Q : Quel regard jetez-vous sur la MES ? N’est-elle pas léthargique ?

C’est le mot juste pour la décrire. A l’époque, le CPE était un peu notre vitrine. Mais il n’existe plus de nos jours. Je ne crois pas dans la promotion automatique. J’estime qu’il faut donner la chance et les moyens à tout le monde de réussir. La promotion automatique entraîne une certaine banalisation et à un moment donné, on est rattrapé par l’échec. Le secteur de l’éducation doit être dynamique et il faut qu’il s’adapte perpétuellement aux nouvelles exigences de la société.

Q : Pensez-vous que le système éducatif est balkanisé alors qu’à un moment donné, on ambitionnait de faire du pays un ‘Education Hub’ ?
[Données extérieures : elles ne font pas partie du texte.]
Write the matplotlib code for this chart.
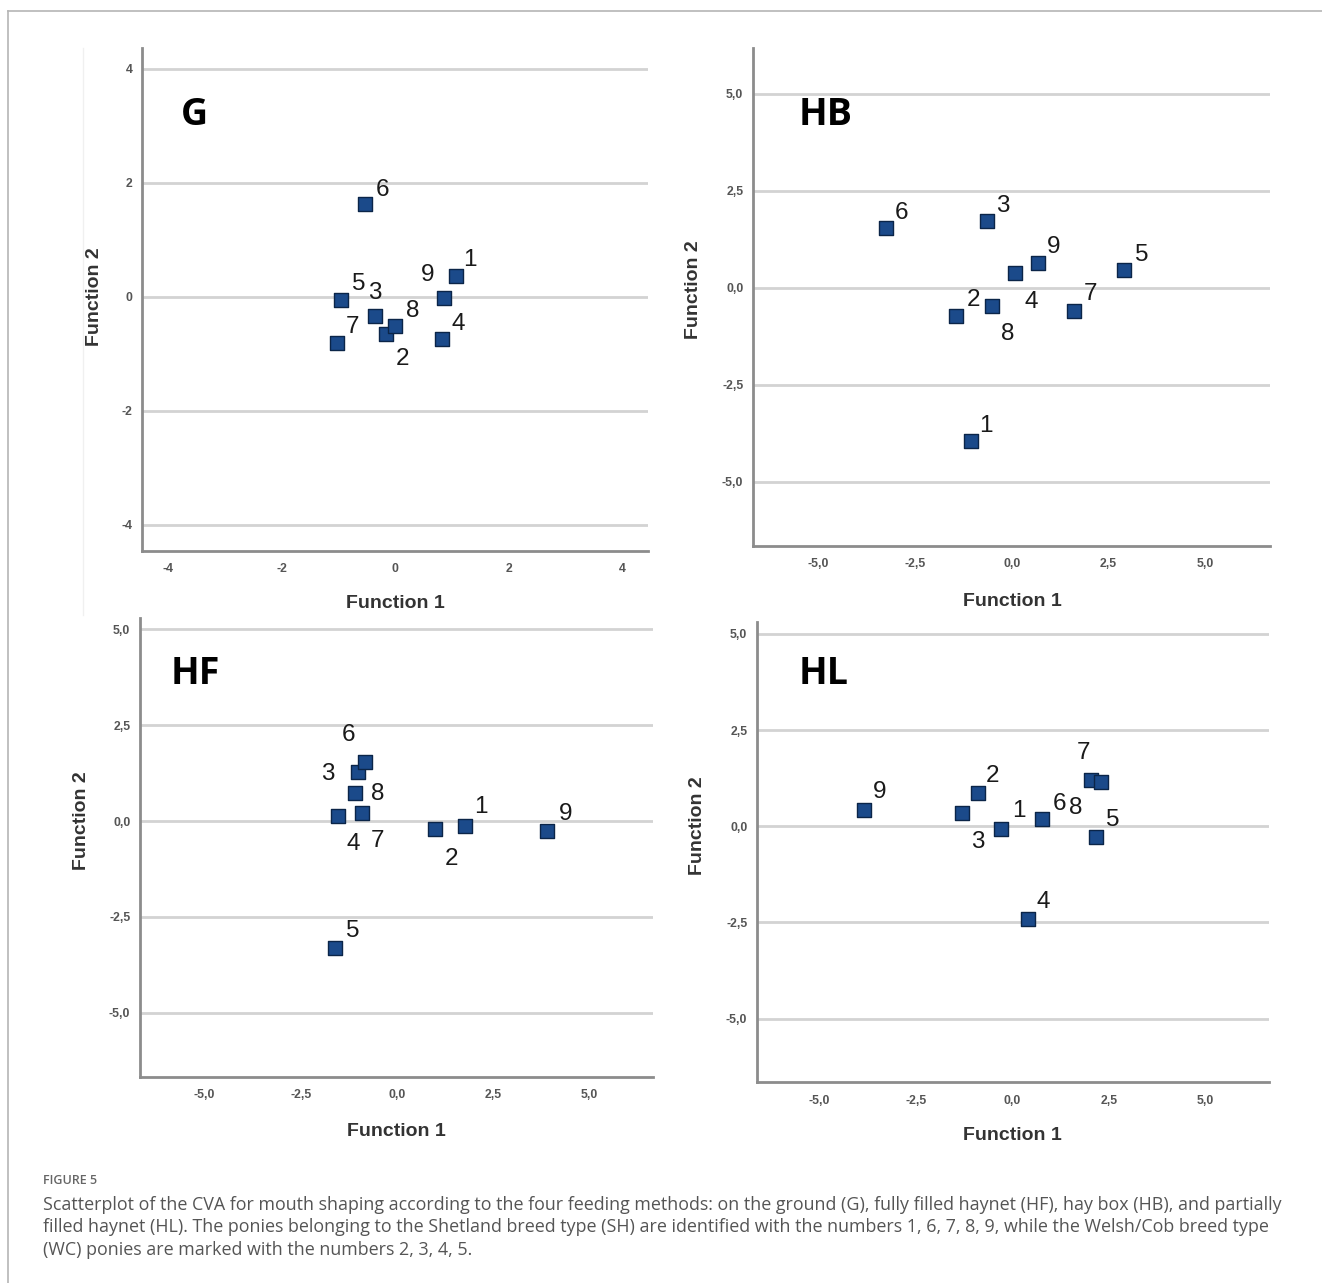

Oui, mais c’est le cas un peu partout et dans toutes nos institutions. Franchement, il y a encore un long chemin à faire concernant l’‘Education Hub’. Je voulais personnellement commencer par la correction. Nous devons tabler sur nos forces. La correction, nous savons comment la faire. [Ndlr : Il poursuit en énumérant certaines actions qu’il avait prises en tant que directeur de la MES].

Q : Que faut-il finalement faire pour réformer et redynamiser notre secteur éducatif qui concerne l’avenir de nos jeunes ?

Tout le système doit être revu. La réforme doit d’abord commencer par le HSC qui demeure l’objectif final de notre système d’éducation. Le système des lauréats doit être revu. Il n’est plus d’actualité et est très injuste. Je crois aussi dans la régionalisation. Les écoles n’ont pas besoin d’un syllabus commun. Les matières enseignées dans les écoles peuvent être diversifiées. Par exemple, une école se trouvant sur la côte dans le Nord du pays peut donner des cours sur tout ce qui touche à l’océan et à l’économie bleue. Une école dans le centre du pays peut, disons, dispenser des cours sur l’administration. Il peut y avoir une spécialité dans chaque région. Il faut aussi que les écoles aient une certaine autonomie financière et qu’elles peuvent faire des projets et des recherches.  

La Covid-19 aurait pu être l’occasion qu’il nous faut pour repenser le système éducatif et de changer notre type d’enseignement. Il faut qu’on y réfléchisse sérieusement.  Il y a un travail énorme à faire.